Mary Jane on back door steps of farm house.


When I was six and my brother Mike was four, one of our favorite pastimes was rolling and smoking cigarettes. Why not?  We’d watched our father do it. In fact, we watched hundreds of people do it—on their way out of church on Sunday, on the sidewalks in town, at the Easter Egg Hunt in the park.  We watched famous actors parade across Grandma’s black and white television set do it. People everywhere seemed to be doing it and, for some, the very act of smoking was taken to an art form.

Take, for example, old time actor David Niven. He’d sit, legs crossed, chin tilted slightly upward, his handsome face in full view of the camera’s eye. Then, with cigarette in hand poised on top of his knee, he would slowly, gracefully, bring the cigarette to his lips and draw in a long, deep breath, savoring the moment like a connoisseur savoring fine wine before exhaling with equal enjoyment.

Smoking looked pleasurable and grown-up, and my brother Mike and I wanted to experience it—kid’s style. We scouted out some notebook paper, cut the paper into three horizontal strips and cut each of those in half. One page was enough for six cigarettes. We’d then wrap each paper around a pencil and tape it. We’d slide the paper roll off the pencil and PRESTO! We had our own cigarette.

Sitting on the back step of our house in the country, Mike and I were ready – he with cigarette in hand and I with the scissors in mine. He’d put the cigarette to his lips, draw in a deep, full breath just as we’d seen so many adults do, and blow out the invisible smoke.  Each time he’d inhale, I’d take my scissors and SNIP, SNIP and off would fall the make-believe ash. Over and over we’d repeat the process until the cigarette became increasingly short and would need to be snuffed out.

One afternoon as we sat smoking on the back step, Mike drew in an exceptionally long breath. Being an experienced cigarette snipper, I knew that that meant that the ash on the end of the cigarette must have grown exceedingly long. My next SNIP had to take more than usual. Up went my scissors. This time a BIG SNIP!

Mike screamed. Blood spurted profusely from his slashed lip. My mother came running. More than ash had been removed. A total of twenty four stitches were required to stop the bleeding.

Today my brother sports a mustache to cover the scar, a constant reminder of an attempt to fashion ourselves after the adults in our lives.

As we work in organizations across the country, the power of example is clear.

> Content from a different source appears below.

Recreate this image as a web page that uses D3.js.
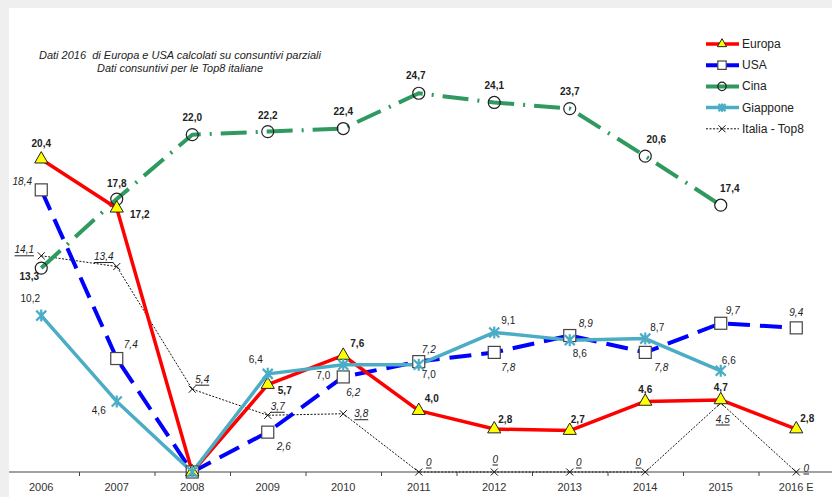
<!DOCTYPE html>
<html>
<head>
<meta charset="utf-8">
<script src="https://cdn.jsdelivr.net/npm/d3@7.9.0/dist/d3.min.js"></script>
<style>
  html, body { margin: 0; padding: 0; background: #efefef; }
  svg { display: block; font-family: "Liberation Sans", Arial, sans-serif; }
  .note { white-space: pre; }
</style>
</head>
<body>
<svg id="chart" width="832" height="497"></svg>
<script>
const years = ['2006', '2007', '2008', '2009', '2010', '2011', '2012', '2013', '2014', '2015', '2016 E'];

const europa    = [20.4, 17.2, 0, 5.7, 7.6, 4.0, 2.8, 2.7, 4.6, 4.7, 2.8];
const usa       = [18.4, 7.4, 0, 2.6, 6.2, 7.2, 7.8, 8.9, 7.8, 9.7, 9.4];
const cina      = [13.3, 17.8, 22.0, 22.2, 22.4, 24.7, 24.1, 23.7, 20.6, 17.4, null];
const giappone  = [10.2, 4.6, 0, 6.4, 7.0, 7.0, 9.1, 8.6, 8.7, 6.6, null];
const italia    = [14.1, 13.4, 5.4, 3.7, 3.8, 0, 0, 0, 0, 4.5, 0];

const noteLines = [
  'Dati 2016  di Europa e USA calcolati su consuntivi parziali',
  'Dati consuntivi per le Top8 italiane'
];

// label offsets (dx, dy) from each point; null = no label
const europaLabels = [[0,-16],[23,6],null,[17,6],[14,-12],[13,-12],[11,-10],[8,-11],[0,-12],[0,-12],[11,-11]];
const usaLabels = [[-19,-8],[14,-14],null,[16,14],[10,16],[10,-12],[14,15],[16,-12],[16,15],[12,-13],[0,-15]];
const cinaLabels = [[-12,8],[0,-16],[0,-17],[0,-16],[0,-17],[-3,-18],[0,-17],[0,-17],[11,-17],[9,-17],null];
const giapLabels = [[-11,-17],[-18,9],null,[-12,-14],[-20,11],[10,10],[14,-12],[10,13],[12,-11],[8,-10],null];
const italiaLabels = [[-17,-6],[-13,-10],[10,-10],[10,-9],[18,0],[10,-10],[1,-13],[9,-10],[-7,-10],[2,16],[10,-4]];

const svg = d3.select('#chart');

// white chart panel on grey frame
svg.append('rect').attr('x', 9).attr('y', 8).attr('width', 823).attr('height', 489).attr('fill', '#fff');

const x = d3.scaleBand().domain(years).range([3.5, 834]).paddingInner(0).paddingOuter(0);
const y = d3.scaleLinear().domain([0, 30]).range([472, 12]);
const cx = d => x(d) + x.bandwidth() / 2;

// axis
const axisG = svg.append('g').attr('transform', 'translate(0,472)');
axisG.append('line').attr('x1', 9).attr('x2', 832).attr('stroke', '#444').attr('stroke-width', 1);
years.slice(1).forEach(yr => {
  axisG.append('line').attr('x1', x(yr) + 0.5).attr('x2', x(yr) + 0.5)
    .attr('y1', 0).attr('y2', 4).attr('stroke', '#444');
});
axisG.selectAll('text.tick').data(years).join('text')
  .attr('x', d => cx(d)).attr('y', 19)
  .attr('text-anchor', 'middle').attr('font-size', 11).attr('fill', '#333')
  .text(d => d);

// note
svg.append('text').attr('class', 'note').attr('x', 39).attr('y', 59).attr('font-size', 10.5).attr('font-style', 'italic')
  .attr('fill', '#222').attr('textLength', 282).attr('lengthAdjust', 'spacingAndGlyphs').text(noteLines[0]);
svg.append('text').attr('class', 'note').attr('x', 97).attr('y', 72).attr('font-size', 10.5).attr('font-style', 'italic')
  .attr('fill', '#222').attr('textLength', 166).attr('lengthAdjust', 'spacingAndGlyphs').text(noteLines[1]);

const fmt = v => v === 0 ? '0' : d3.format('.1f')(v).replace('.', ',');

const markers = {
  triangle: (g, k = 1) => g.append('path').attr('d', d3.symbol(d3.symbolTriangle, 75 * k * k)())
    .attr('fill', '#ffff00').attr('stroke', '#222').attr('stroke-width', 1),
  square: (g, k = 1) => g.append('rect').attr('x', -6 * k).attr('y', -6 * k).attr('width', 12 * k).attr('height', 12 * k)
    .attr('fill', '#fff').attr('stroke', '#444').attr('stroke-width', 1.2),
  circle: (g, k = 1) => g.append('circle').attr('r', 6 * k).attr('fill', 'none').attr('stroke', '#222').attr('stroke-width', 1.2),
  star: (g, k = 1) => g.append('path').attr('d', `M${-5*k},${-5*k}L${5*k},${5*k}M${-5*k},${5*k}L${5*k},${-5*k}M0,${-6*k}L0,${6*k}`)
    .attr('stroke', '#4bacc6').attr('stroke-width', 2.2).attr('fill', 'none'),
  cross: (g, k = 1) => g.append('path').attr('d', 'M-3.5,-3.5L3.5,3.5M-3.5,3.5L3.5,-3.5')
    .attr('stroke', '#111').attr('stroke-width', 1).attr('fill', 'none')
};

const series = [
  { name: 'Italia - Top8', values: italia, labels: italiaLabels, color: '#111', width: 1, dash: '2,1.5', marker: 'cross',
    font: { style: 'italic', weight: 'normal', underline: true } },
  { name: 'Cina', values: cina, labels: cinaLabels, color: '#2f9960', width: 4, dash: '26,9,2,9', marker: 'circle',
    font: { style: 'normal', weight: 'bold' } },
  { name: 'USA', values: usa, labels: usaLabels, color: '#0000ff', width: 4, dash: '22,10', marker: 'square',
    font: { style: 'italic', weight: 'normal' } },
  { name: 'Europa', values: europa, labels: europaLabels, color: '#ff0000', width: 3.5, dash: null, marker: 'triangle',
    font: { style: 'normal', weight: 'bold' } },
  { name: 'Giappone', values: giappone, labels: giapLabels, color: '#4bacc6', width: 3.5, dash: null, marker: 'star',
    font: { style: 'normal', weight: 'normal' } }
];

const line = d3.line()
  .defined(d => d.v != null)
  .x(d => cx(d.year))
  .y(d => y(d.v));

// lines first, then each series' markers on top in the same order
series.forEach(s => {
  const pts = years.map((yr, i) => ({ year: yr, v: s.values[i], lab: s.labels[i] }));
  svg.append('path').datum(pts)
    .attr('d', line)
    .attr('fill', 'none')
    .attr('stroke', s.color)
    .attr('stroke-width', s.width)
    .attr('stroke-linejoin', 'round')
    .attr('stroke-dasharray', s.dash);
  s.pts = pts;
});

series.forEach(s => {
  s.pts.filter(d => d.v != null).forEach(d => {
    const g = svg.append('g').attr('transform', `translate(${cx(d.year)},${y(d.v)})`);
    markers[s.marker](g);
  });
});

series.forEach(s => {
  s.pts.filter(d => d.v != null && d.lab).forEach(d => {
    svg.append('text')
      .attr('x', cx(d.year) + d.lab[0])
      .attr('y', y(d.v) + d.lab[1])
      .attr('text-anchor', 'middle')
      .attr('dominant-baseline', 'central')
      .attr('font-size', 10)
      .attr('font-style', s.font.style)
      .attr('font-weight', s.font.weight)
      .attr('text-decoration', s.font.underline ? 'underline' : null)
      .attr('fill', '#222')
      .text(fmt(d.v));
  });
});

// legend
const legendOrder = ['Europa', 'USA', 'Cina', 'Giappone', 'Italia - Top8'];
const legend = svg.append('g');
legendOrder.forEach((name, i) => {
  const s = series.find(d => d.name === name);
  const ly = 44 + i * 21.2;
  const g = legend.append('g').attr('transform', `translate(0,${ly})`);
  g.append('line').attr('x1', 706).attr('x2', 739)
    .attr('stroke', s.color).attr('stroke-width', s.width)
    .attr('stroke-dasharray', s.name === 'Italia - Top8' ? '2,1.5' : null);
  markers[s.marker](g.append('g').attr('transform', 'translate(722,0)'), 0.7);
  g.append('text').attr('x', 742).attr('y', 0).attr('dominant-baseline', 'central')
    .attr('font-size', 12).attr('fill', '#222').text(name);
});
</script>
</body>
</html>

Whether kids or grown-ups, the tendency is for people to take their cues from the leaders in the organization. Not so much from what they say, but rather what they do.

A classic example of one who led by example is Mahatma Gandhi who proved, through a life lived in accordance with what he preached, that nonviolent resistance was the most successful way to protest injustice. Because his life exemplified his espoused beliefs, he was able to garner the support of millions of his countrymen and lead them to freedom from British rule. Gandhi was able to change the world because he lived what he preached.

As a leader in your organization, here are some questions to ponder:

1)  Are you willing to do what you ask others to do? Talk is cheap; a picture is worth a thousand words.

2)  Do you abide by the rules you set for others?  Anything less breeds mistrust within the organization.

3) When you think about what you expect from the people who work for you, can you honestly say that you are faithful in upholding your own expressed standards of behavior? Any disconnect will cause your message to fall on deaf ears.

Leadership behavior drives corporate culture. If you do not like the culture, it might be time for a check-up on leadership behavior.